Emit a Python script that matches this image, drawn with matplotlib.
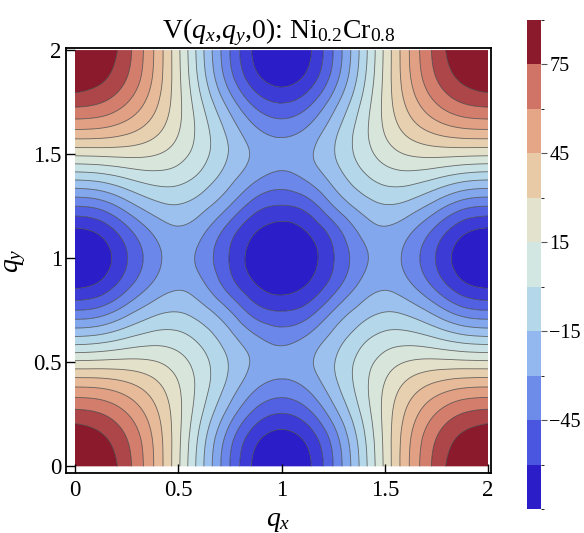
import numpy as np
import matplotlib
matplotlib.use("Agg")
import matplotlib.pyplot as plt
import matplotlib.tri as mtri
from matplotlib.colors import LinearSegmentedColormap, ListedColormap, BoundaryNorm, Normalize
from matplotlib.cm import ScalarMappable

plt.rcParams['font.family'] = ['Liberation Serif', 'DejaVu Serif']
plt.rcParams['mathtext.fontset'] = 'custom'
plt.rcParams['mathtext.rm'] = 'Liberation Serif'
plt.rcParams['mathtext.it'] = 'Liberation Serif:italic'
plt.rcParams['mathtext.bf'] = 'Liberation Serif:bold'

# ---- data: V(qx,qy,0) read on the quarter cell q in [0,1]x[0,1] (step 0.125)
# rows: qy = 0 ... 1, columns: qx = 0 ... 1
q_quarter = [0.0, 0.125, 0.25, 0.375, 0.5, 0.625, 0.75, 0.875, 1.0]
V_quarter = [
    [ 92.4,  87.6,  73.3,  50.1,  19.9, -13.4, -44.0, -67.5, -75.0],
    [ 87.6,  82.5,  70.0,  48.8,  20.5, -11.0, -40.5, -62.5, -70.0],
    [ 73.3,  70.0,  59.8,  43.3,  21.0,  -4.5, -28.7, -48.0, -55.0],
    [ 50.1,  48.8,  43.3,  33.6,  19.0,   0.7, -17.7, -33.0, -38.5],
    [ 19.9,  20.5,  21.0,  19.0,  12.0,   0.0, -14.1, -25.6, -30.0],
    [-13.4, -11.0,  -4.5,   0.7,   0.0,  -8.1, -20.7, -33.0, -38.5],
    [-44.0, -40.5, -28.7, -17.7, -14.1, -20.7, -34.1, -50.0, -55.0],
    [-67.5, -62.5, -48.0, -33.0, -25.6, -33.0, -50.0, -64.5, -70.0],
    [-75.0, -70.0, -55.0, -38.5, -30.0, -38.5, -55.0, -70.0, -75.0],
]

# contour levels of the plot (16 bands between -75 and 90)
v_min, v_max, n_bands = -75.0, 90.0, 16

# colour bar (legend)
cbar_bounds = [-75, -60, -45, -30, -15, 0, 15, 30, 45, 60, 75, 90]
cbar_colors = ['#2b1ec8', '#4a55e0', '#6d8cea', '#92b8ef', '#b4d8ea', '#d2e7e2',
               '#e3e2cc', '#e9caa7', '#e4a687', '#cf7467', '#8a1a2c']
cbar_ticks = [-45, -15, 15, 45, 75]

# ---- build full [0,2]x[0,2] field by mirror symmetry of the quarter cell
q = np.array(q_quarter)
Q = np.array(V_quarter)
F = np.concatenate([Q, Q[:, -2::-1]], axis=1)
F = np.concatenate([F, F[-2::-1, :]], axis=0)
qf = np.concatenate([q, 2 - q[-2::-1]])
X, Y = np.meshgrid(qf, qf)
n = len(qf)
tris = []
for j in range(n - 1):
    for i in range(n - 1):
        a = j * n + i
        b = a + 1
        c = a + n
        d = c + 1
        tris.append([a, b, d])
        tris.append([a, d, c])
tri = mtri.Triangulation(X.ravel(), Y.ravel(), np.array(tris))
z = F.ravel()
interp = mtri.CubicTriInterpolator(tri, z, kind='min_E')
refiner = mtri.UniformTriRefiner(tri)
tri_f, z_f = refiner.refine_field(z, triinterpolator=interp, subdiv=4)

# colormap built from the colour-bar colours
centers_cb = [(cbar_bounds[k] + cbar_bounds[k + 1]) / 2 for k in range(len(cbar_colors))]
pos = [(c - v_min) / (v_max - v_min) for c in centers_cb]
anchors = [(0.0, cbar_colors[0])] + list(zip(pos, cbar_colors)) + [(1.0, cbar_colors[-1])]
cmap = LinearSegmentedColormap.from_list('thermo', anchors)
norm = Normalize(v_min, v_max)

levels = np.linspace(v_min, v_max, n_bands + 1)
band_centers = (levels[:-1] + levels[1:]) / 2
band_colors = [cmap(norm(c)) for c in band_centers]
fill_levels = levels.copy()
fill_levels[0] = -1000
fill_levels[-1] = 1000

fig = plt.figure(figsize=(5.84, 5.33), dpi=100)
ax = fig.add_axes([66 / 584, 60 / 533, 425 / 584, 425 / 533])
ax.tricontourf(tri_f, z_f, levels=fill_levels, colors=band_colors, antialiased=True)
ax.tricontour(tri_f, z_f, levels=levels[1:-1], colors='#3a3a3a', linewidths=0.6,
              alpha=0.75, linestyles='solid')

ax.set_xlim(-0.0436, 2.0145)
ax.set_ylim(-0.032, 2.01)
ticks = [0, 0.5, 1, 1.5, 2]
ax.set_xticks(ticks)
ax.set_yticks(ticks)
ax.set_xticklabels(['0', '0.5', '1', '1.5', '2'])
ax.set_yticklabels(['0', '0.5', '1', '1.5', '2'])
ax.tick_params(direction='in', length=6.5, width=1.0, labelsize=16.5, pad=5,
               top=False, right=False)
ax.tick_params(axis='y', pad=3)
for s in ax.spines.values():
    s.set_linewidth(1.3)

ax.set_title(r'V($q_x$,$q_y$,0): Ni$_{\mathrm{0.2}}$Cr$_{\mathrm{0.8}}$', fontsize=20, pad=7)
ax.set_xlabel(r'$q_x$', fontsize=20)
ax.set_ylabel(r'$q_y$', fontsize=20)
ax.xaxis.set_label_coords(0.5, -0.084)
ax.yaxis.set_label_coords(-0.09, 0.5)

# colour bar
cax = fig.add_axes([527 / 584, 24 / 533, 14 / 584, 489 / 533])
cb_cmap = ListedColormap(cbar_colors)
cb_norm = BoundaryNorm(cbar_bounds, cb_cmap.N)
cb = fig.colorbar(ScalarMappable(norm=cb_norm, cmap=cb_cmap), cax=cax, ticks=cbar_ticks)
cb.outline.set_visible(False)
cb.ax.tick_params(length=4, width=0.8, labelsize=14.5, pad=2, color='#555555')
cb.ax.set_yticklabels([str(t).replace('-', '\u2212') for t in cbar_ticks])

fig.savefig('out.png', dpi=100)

************

Exactly as written, please give again the lines from the beginning of the listing through the line containing "plt.rcParams['mathtext.bf'] = 'Liberation", inclusive, without any pictures.

FINISHED ANSWER:
Emit a Python script that matches this image, drawn with matplotlib.
import numpy as np
import matplotlib
matplotlib.use("Agg")
import matplotlib.pyplot as plt
import matplotlib.tri as mtri
from matplotlib.colors import LinearSegmentedColormap, ListedColormap, BoundaryNorm, Normalize
from matplotlib.cm import ScalarMappable

plt.rcParams['font.family'] = ['Liberation Serif', 'DejaVu Serif']
plt.rcParams['mathtext.fontset'] = 'custom'
plt.rcParams['mathtext.rm'] = 'Liberation Serif'
plt.rcParams['mathtext.it'] = 'Liberation Serif:italic'
plt.rcParams['mathtext.bf'] = 'Liberation Serif:bold'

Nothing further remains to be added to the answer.